Material provided:
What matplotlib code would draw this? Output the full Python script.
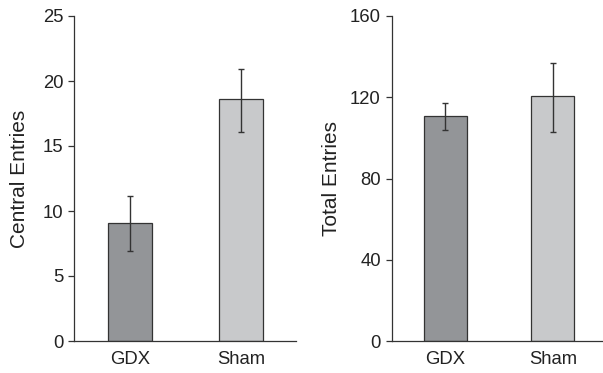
import matplotlib
matplotlib.use("Agg")
import matplotlib.pyplot as plt

groups = ["GDX", "Sham"]
central_mean = [9.1, 18.6]
central_err_hi = [11.15, 20.95]
central_err_lo = [6.9, 16.1]
total_mean = [110.6, 120.5]
total_err_hi = [117.0, 137.0]
total_err_lo = [103.7, 103.0]
colors = ["#939598", "#c8c9cb"]

plt.rcParams['font.family'] = ['Liberation Sans', 'DejaVu Sans']

fig = plt.figure(figsize=(6.03, 3.73), dpi=100)
ax1 = fig.add_axes([74/603, 32/373, 222/603, 325/373])
ax2 = fig.add_axes([391.5/603, 32/373, 214/603, 325/373])

def draw(ax, means, hi, lo, ylim, yticks, ylabel, xlim, labelpad):
    x = list(range(len(groups)))
    yerr = [[m - l for m, l in zip(means, lo)], [h - m for m, h in zip(means, hi)]]
    ax.bar(x, means, width=0.4, color=colors, edgecolor="#333333", linewidth=0.9, zorder=2)
    ax.errorbar(x, means, yerr=yerr, fmt="none", ecolor="#333333", elinewidth=1.0,
                capsize=2.5, capthick=1.0, zorder=3)
    ax.set_ylim(*ylim)
    ax.set_xlim(*xlim)
    ax.set_yticks(yticks)
    ax.set_xticks(x)
    ax.set_xticklabels(groups)
    ax.tick_params(axis="x", length=0, pad=7.5, labelsize=13.3, colors="#222222")
    ax.tick_params(axis="y", length=4.5, width=0.9, direction="out", labelsize=13.3,
                   pad=3.2, color="#333333", labelcolor="#222222")
    for s in ["top", "right"]:
        ax.spines[s].set_visible(False)
    for s in ["left", "bottom"]:
        ax.spines[s].set_linewidth(0.9)
        ax.spines[s].set_color("#333333")
    ax.set_ylabel(ylabel, fontsize=15, labelpad=labelpad, color="#222222")

draw(ax1, central_mean, central_err_hi, central_err_lo, (0, 25), [0, 5, 10, 15, 20, 25],
     "Central Entries", (-0.505, 1.495), 9.5)
draw(ax2, total_mean, total_err_hi, total_err_lo, (0, 160), [0, 40, 80, 120, 160],
     "Total Entries", (-0.502, 1.49), 6.5)

fig.savefig("out.png", dpi=100)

Objective: From the first line above to the line containing "ax2 = fig.add_axes([391.5/603, 32/373, 214/603, 325/373])", repeat each line exactly. Pictures stay out.

Solution to this task:
What matplotlib code would draw this? Output the full Python script.
import matplotlib
matplotlib.use("Agg")
import matplotlib.pyplot as plt

groups = ["GDX", "Sham"]
central_mean = [9.1, 18.6]
central_err_hi = [11.15, 20.95]
central_err_lo = [6.9, 16.1]
total_mean = [110.6, 120.5]
total_err_hi = [117.0, 137.0]
total_err_lo = [103.7, 103.0]
colors = ["#939598", "#c8c9cb"]

plt.rcParams['font.family'] = ['Liberation Sans', 'DejaVu Sans']

fig = plt.figure(figsize=(6.03, 3.73), dpi=100)
ax1 = fig.add_axes([74/603, 32/373, 222/603, 325/373])
ax2 = fig.add_axes([391.5/603, 32/373, 214/603, 325/373])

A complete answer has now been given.